Cointab supports a controlled exception workflow so finance teams can:
- review unresolved rows
- manually match transactions when the business context is clear
- keep unmatched and skipped records visible
- refresh the report if a missed file is uploaded later
Reusing the same setup for future periods
Once the Myntra fee verification workflow is configured, the same setup can be reused for monthly, quarterly, or custom reconciliation periods. That means the team does not need to rebuild fee logic every time a new settlement cycle is reviewed.
This is especially helpful when the workflow includes:
- repeated rate-card validation
- recurring settlement reviews
- periodic charge verification
- exception tracking across multiple periods
When this use case fits best
Myntra pick and pack fee verification is a strong fit for teams that handle marketplace finance work and want a transparent way to compare expected charges with reported charges. It is especially useful when the team needs a reusable process for fee validation, reconciliation reporting, and internal review across multiple periods.
FAQ
How does Cointab verify Myntra pick and pack fees?
Cointab compares the fee reported in Myntra data against the expected fee calculated from the configured rate card or working file. The system then highlights differences, matched rows, and exceptions for review.
What files are needed for this use case?
Typically, teams upload the Myntra report on one side and the internal fee calculation or order working on the other side. Supporting files such as rate cards or mapping files can also be added when needed.
Can the fee calculation be customized?
Yes. Users can configure custom reconciliation logic and create derived columns for fee calculations, identifier cleanup, or supporting lookups.

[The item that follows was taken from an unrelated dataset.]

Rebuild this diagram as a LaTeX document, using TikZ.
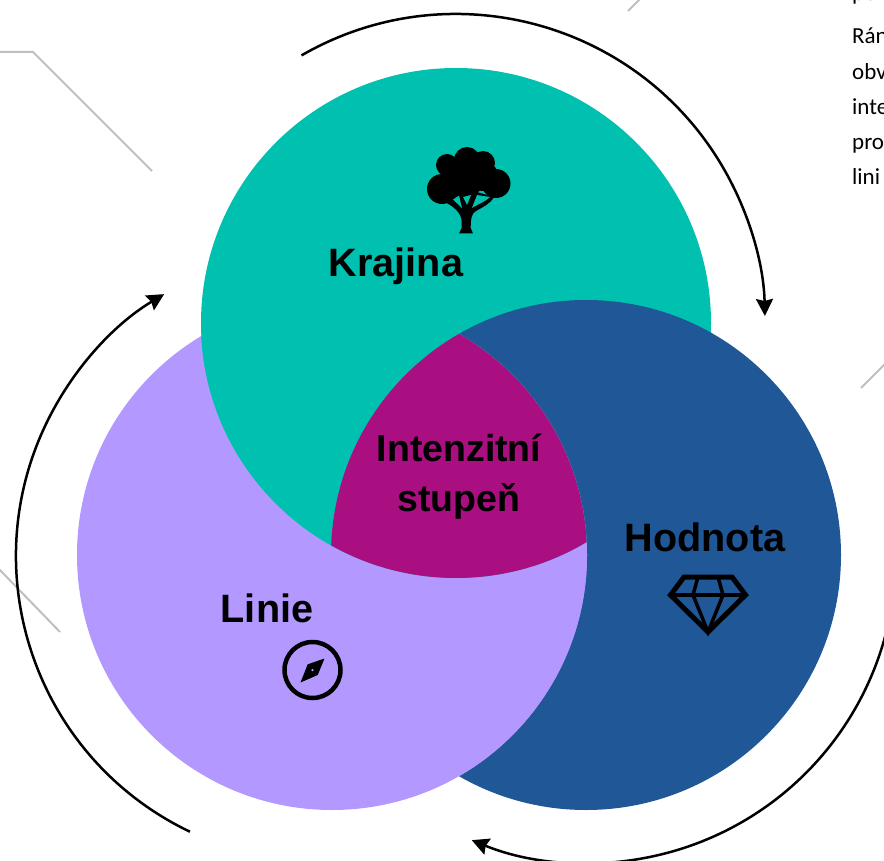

What happens when a fee does not match?
The transaction is shown as an exception, which may appear as partially matched, unmatched, or a difference in the summary. Finance teams can review the row and decide whether it needs a correction, a follow-up, or a manual match.
Can the same workflow be reused for later settlement periods?
Yes. Once the workflow is set up, it can be reused for future periods without recreating the same reconciliation from scratch.